Lift-off of metal and other materials result in a complete coating being formed over the photoresist as shown in the present figures. As will be appreciated, the photoresist structure can take can number of different forms in that the photoresist can be deposited in a number of different patterns. As described herein, one lift-off technique involves immersing the wafers in a solvent bath to dissolve the patterned resist. The path for the solvent penetration can vary depending upon the sidewall angle in the lift-off structure. For examples, FIGS. 1A-C shows metal lift-off structures with different sidewall angles. FIG. 1A shows a first metal lift-off structure 10 that is formed of a lift-off polymer (patterned photoresist) 20 with metal 30 being deposited thereon. The structure also includes a metal pattern 11 that is formed on the substrate (wafer). As shown in the figures, after the photoresist cleaning process, the metal pattern 11 remains (see FIG. 2C). The lift-off polymer 20 in FIG. 1A has a sidewall structure defined by a negative angle.
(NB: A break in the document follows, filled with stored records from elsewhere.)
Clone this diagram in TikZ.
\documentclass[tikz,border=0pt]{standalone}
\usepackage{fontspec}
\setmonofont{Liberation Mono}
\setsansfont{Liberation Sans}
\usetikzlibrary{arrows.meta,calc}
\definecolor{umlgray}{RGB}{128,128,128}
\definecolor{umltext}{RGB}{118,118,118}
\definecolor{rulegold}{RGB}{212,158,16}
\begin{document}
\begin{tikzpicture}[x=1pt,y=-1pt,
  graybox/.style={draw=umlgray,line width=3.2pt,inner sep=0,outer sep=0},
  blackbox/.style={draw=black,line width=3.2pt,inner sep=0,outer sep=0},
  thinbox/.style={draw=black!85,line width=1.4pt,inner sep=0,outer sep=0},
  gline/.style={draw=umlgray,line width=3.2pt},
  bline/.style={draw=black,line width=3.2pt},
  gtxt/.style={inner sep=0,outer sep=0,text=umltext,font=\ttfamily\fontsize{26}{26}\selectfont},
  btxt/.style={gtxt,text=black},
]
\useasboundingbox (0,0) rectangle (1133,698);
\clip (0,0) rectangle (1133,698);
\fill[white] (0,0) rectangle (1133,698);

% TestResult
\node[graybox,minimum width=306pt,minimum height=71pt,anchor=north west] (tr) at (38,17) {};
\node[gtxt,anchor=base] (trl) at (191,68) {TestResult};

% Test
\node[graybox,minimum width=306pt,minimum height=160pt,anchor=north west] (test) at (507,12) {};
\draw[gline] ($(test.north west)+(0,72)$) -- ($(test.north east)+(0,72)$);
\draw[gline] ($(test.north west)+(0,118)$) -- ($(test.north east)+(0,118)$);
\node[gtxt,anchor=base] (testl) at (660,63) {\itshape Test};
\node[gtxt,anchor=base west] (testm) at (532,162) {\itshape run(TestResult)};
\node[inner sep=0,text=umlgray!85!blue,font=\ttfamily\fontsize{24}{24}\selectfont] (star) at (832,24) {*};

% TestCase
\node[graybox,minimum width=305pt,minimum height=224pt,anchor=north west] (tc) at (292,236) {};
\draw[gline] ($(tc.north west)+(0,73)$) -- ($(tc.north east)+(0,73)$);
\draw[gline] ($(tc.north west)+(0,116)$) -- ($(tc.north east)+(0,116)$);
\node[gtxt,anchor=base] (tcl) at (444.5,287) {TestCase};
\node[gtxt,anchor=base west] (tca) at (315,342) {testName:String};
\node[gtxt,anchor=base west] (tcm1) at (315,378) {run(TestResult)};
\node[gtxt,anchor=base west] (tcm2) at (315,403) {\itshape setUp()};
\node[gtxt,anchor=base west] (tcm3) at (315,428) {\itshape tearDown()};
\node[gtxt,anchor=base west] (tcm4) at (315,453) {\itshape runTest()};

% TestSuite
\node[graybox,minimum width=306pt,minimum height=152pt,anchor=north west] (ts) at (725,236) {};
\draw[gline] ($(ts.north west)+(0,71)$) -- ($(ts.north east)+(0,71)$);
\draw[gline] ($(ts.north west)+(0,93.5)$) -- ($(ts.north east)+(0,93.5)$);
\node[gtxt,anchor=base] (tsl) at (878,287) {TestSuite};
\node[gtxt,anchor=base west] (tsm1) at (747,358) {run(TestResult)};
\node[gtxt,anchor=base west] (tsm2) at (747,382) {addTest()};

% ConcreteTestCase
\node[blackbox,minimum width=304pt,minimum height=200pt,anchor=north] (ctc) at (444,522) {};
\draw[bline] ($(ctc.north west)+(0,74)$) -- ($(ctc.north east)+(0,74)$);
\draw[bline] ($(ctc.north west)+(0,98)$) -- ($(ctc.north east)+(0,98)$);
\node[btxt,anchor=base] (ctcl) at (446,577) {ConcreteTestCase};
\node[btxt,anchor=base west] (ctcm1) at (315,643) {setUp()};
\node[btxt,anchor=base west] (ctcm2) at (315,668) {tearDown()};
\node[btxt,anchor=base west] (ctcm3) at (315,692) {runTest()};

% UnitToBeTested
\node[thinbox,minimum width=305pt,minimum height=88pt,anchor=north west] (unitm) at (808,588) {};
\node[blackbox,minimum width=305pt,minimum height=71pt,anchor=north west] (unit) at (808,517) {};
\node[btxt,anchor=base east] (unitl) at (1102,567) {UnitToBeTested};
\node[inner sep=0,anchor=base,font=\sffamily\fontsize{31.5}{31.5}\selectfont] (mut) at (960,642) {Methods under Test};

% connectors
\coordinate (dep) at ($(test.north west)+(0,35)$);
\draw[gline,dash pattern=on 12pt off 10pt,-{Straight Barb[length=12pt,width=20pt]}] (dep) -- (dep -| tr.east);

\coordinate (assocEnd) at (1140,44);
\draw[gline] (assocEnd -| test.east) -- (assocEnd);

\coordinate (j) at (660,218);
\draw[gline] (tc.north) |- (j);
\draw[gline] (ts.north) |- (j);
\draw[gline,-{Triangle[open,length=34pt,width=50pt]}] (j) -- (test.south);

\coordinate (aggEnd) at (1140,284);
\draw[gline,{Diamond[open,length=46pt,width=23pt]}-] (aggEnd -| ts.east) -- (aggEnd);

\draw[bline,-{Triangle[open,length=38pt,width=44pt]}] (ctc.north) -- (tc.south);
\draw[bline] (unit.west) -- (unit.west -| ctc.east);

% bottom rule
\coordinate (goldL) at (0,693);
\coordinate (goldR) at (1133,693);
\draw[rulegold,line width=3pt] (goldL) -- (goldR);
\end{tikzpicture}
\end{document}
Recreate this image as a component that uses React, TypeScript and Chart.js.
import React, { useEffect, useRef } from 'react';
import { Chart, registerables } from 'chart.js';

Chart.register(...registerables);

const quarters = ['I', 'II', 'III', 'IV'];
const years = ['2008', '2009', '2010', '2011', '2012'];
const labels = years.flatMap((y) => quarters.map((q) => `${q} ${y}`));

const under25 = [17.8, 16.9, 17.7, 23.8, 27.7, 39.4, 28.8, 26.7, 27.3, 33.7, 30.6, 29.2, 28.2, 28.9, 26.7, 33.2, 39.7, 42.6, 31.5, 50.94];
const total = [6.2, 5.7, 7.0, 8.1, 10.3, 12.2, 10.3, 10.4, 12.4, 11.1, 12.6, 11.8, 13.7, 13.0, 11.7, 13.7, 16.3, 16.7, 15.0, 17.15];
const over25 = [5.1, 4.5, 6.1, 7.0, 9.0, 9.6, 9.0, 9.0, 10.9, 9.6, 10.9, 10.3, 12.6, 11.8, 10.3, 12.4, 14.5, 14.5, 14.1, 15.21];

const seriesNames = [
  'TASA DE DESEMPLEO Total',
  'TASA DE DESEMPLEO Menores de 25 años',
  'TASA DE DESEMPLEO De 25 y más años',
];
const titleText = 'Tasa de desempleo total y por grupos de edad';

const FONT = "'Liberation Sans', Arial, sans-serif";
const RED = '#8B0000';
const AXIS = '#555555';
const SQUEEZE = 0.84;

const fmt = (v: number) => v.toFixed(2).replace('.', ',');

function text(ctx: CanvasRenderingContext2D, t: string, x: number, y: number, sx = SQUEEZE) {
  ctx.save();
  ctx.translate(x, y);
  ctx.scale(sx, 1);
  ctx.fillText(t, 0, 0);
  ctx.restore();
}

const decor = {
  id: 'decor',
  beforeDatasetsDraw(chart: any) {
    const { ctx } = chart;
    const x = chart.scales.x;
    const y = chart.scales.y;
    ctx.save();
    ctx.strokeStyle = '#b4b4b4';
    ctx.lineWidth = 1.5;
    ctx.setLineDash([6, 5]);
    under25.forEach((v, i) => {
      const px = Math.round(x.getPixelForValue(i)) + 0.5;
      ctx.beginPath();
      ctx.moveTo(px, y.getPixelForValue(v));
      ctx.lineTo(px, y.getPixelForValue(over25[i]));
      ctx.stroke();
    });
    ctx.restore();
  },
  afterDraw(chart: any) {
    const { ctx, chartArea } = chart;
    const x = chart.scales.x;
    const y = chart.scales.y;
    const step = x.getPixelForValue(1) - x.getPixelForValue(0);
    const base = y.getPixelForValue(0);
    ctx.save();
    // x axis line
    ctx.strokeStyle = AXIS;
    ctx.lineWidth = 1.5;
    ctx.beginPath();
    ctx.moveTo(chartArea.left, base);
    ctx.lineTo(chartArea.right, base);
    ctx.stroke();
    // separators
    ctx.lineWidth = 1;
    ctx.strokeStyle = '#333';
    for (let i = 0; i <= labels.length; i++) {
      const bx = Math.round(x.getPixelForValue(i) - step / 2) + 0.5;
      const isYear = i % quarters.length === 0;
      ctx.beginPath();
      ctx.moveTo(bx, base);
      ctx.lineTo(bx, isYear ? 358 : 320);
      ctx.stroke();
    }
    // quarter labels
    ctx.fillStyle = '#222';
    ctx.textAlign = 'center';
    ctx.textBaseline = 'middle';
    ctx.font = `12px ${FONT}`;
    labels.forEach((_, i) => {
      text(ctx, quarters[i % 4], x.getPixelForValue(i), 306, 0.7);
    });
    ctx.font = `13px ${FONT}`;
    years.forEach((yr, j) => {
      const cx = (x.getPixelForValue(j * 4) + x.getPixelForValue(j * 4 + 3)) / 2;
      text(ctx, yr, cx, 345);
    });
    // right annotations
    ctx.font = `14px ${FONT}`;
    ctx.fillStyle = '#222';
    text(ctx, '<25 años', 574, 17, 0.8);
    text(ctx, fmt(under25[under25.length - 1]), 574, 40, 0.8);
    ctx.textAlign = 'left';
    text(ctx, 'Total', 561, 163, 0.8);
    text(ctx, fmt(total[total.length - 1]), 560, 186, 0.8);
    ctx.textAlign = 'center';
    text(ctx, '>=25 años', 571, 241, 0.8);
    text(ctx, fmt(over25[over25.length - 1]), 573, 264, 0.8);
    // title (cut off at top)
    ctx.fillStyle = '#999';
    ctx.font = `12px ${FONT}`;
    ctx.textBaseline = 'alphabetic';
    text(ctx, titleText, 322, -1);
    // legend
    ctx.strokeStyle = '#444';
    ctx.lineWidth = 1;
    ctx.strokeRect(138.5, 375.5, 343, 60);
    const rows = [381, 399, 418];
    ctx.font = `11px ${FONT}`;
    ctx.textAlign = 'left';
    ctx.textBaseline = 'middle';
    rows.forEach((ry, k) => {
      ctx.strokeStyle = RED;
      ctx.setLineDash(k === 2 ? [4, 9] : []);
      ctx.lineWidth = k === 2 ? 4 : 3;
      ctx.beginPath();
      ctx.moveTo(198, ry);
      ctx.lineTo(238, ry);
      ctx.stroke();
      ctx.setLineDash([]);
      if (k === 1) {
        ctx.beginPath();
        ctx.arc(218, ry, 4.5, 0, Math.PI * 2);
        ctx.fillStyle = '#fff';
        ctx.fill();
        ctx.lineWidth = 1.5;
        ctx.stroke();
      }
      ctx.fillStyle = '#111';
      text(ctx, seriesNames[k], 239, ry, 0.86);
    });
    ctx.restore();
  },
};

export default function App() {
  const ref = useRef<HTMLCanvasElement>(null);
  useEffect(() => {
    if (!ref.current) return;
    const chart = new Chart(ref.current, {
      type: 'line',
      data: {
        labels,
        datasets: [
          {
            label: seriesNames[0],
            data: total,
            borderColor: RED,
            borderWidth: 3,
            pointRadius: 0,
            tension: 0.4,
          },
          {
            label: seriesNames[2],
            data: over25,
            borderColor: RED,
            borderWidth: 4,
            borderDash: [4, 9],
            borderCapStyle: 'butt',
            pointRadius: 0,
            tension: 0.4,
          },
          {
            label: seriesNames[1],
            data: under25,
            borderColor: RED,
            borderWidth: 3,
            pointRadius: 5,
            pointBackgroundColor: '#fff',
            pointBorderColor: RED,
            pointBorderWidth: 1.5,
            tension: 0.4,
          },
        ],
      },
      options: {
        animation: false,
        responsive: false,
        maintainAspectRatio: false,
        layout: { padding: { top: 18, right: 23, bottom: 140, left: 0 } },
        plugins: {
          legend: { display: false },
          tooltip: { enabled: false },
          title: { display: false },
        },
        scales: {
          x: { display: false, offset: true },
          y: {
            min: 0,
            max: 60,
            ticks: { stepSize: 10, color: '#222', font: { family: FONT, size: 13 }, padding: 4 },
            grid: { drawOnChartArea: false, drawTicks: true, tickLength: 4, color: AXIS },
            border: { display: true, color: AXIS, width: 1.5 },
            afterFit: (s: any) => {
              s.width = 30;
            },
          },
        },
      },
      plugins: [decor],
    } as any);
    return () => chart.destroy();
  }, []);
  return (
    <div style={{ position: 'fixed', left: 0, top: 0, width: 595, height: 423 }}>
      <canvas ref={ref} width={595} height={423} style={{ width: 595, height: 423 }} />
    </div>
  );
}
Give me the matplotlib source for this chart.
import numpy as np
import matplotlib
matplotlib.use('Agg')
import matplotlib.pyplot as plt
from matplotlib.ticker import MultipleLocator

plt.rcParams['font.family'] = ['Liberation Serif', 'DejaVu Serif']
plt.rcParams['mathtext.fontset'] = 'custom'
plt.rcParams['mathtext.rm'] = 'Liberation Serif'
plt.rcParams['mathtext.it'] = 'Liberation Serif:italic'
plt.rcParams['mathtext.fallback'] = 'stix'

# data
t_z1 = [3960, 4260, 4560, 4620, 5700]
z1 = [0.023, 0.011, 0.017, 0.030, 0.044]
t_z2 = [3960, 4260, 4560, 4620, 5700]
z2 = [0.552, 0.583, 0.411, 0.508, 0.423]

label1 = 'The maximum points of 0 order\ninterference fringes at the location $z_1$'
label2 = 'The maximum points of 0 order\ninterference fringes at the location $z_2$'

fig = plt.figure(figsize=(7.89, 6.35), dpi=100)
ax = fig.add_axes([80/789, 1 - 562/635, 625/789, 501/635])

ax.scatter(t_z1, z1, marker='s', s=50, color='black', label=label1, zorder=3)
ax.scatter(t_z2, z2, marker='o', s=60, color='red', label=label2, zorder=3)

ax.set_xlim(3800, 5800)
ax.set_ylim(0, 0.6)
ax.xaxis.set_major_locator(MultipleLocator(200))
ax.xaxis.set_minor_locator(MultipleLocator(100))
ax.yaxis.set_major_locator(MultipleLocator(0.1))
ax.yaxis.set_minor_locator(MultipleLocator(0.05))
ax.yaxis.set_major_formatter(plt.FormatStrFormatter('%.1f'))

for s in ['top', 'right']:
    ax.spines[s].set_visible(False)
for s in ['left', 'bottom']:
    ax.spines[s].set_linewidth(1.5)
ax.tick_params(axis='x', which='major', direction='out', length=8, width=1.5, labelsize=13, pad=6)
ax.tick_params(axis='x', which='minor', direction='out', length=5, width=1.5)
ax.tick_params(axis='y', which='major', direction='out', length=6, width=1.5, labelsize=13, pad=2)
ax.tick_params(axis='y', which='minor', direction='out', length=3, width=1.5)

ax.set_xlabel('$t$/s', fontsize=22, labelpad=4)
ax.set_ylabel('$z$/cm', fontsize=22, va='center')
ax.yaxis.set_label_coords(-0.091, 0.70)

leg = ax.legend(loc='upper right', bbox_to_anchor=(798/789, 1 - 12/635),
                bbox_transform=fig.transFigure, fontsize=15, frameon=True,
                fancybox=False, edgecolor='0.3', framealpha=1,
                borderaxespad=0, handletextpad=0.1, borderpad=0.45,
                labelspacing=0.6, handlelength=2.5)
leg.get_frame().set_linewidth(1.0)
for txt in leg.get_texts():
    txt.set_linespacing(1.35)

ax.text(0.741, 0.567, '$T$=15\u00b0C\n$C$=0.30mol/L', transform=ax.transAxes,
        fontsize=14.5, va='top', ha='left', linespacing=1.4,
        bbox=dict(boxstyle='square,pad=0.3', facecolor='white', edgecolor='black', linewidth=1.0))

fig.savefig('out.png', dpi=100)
In FIG. 1B, the lift-off polymer 20 has a sidewall structure defined by vertical angle (i.e., the sides of the polymer 20 are vertical and parallel to one another). In FIG. 1C, the lift-off polymer 20 has a sidewall structure defined by a positive angle. It will be appreciated that the profile angle of the lift-off polymer 20 affects the shape of the deposited metal and the ease of the lift-off (with a positive angle sidewall structure (FIG. 1C) being difficult and a negative angle sidewall structure (FIG. 1A) being easier). Increasing the thickness of the lift-off polymer 20 assists in the removal of the lift-off polymer since it allows larger areas for solvent penetration. In some cases (e.g., positive angle sidewall as in FIG. 1C) there is complete coverage of the sidewall and therefore it is virtually impossible for the solvent to penetrate the lift-off polymer 20 for removal thereof.
FIGS. 2A-C illustrates solvent penetration and removal of the lift-off polymer (photoresist) 20 that has a sidewall structure according to one configuration. In this case, the lift-off polymer 20 has a negative angle sidewall structure as in FIG. 1A. FIG. 2A shows solvent penetration as a result of the wafer being exposed to solvent as by immersing the wafer within a solvent bath. The solvent penetrates the underlying photoresist (lift-off polymer 20) which results in the photoresist swelling and breaking apart. The photoresist dissolves in the solvent. FIG. 2B shows that the flow of solvent removes residual photoresist and acts to “lift” the deposited metal 30 from the surface. FIG. 2C shows the intended result of the process in that a clean metal pattern remains. In other words, the metal that does not overlie the photoresist and is arranged according to a predetermine pattern remains. It will be appreciated that the force required to completely remove photoresist depends upon several factors including but not limited to: the solubility of the photoresist, thicknesses of the photoresist and metal, and lift-off structure angle.
FIGS. 3A and 3B show one challenge to the photoresist removal process and in particular, during some manufacturing processes, a crust is formed on the top and sidewalls of the photoresist 20. More specifically, implantation for doping of the silicon result in an ion-rich layer and carbonized crust formed on the top and sidewalls of the photoresist 20 (solvent-rich photoresist layer). This crust 40 makes it difficult to penetrate the soft photoresist underneath and thereby strip. In FIG. 3A, an ion-induced carbonized layer 40 is formed on the photoresist 20 and an ion-rich layer or region 42 is formed on the photoresist 20. Implant sputter residues and implant species that are formed are indicated at 44.
FIGS. 4A-C depicts three conventional prior art methods for removing implanted resist. FIG. 4A depicts an undercut method for removing implanted resist 20 from a substrate (wafer) 15 (formation of the undercut facilitates removal of the resist 20); FIG. 4B depicts a method using mechanical force to remove implanted resist 20 from the substrate 15 (the mechanical force is used to penetrate (break apart) the crust layer and subsequently remove the resist 20); and FIG. 4C depicts a dissolution method for removing implanted resist 20 from the substrate 15. Unfortunately, none of these methods (techniques) are completely successful and therefore additional techniques are required in order to completely remove implanted resist 20.
Photoresist strip processes are typically a batch soak or single wafer spray process. However due to the impenetrable layer on top of the photoresist, the conventional processes, including a combination of these techniques, do not always provide complete photoresist removal.
There is therefore a need for an improved apparatus (system) and method for complete removal of the photoresist.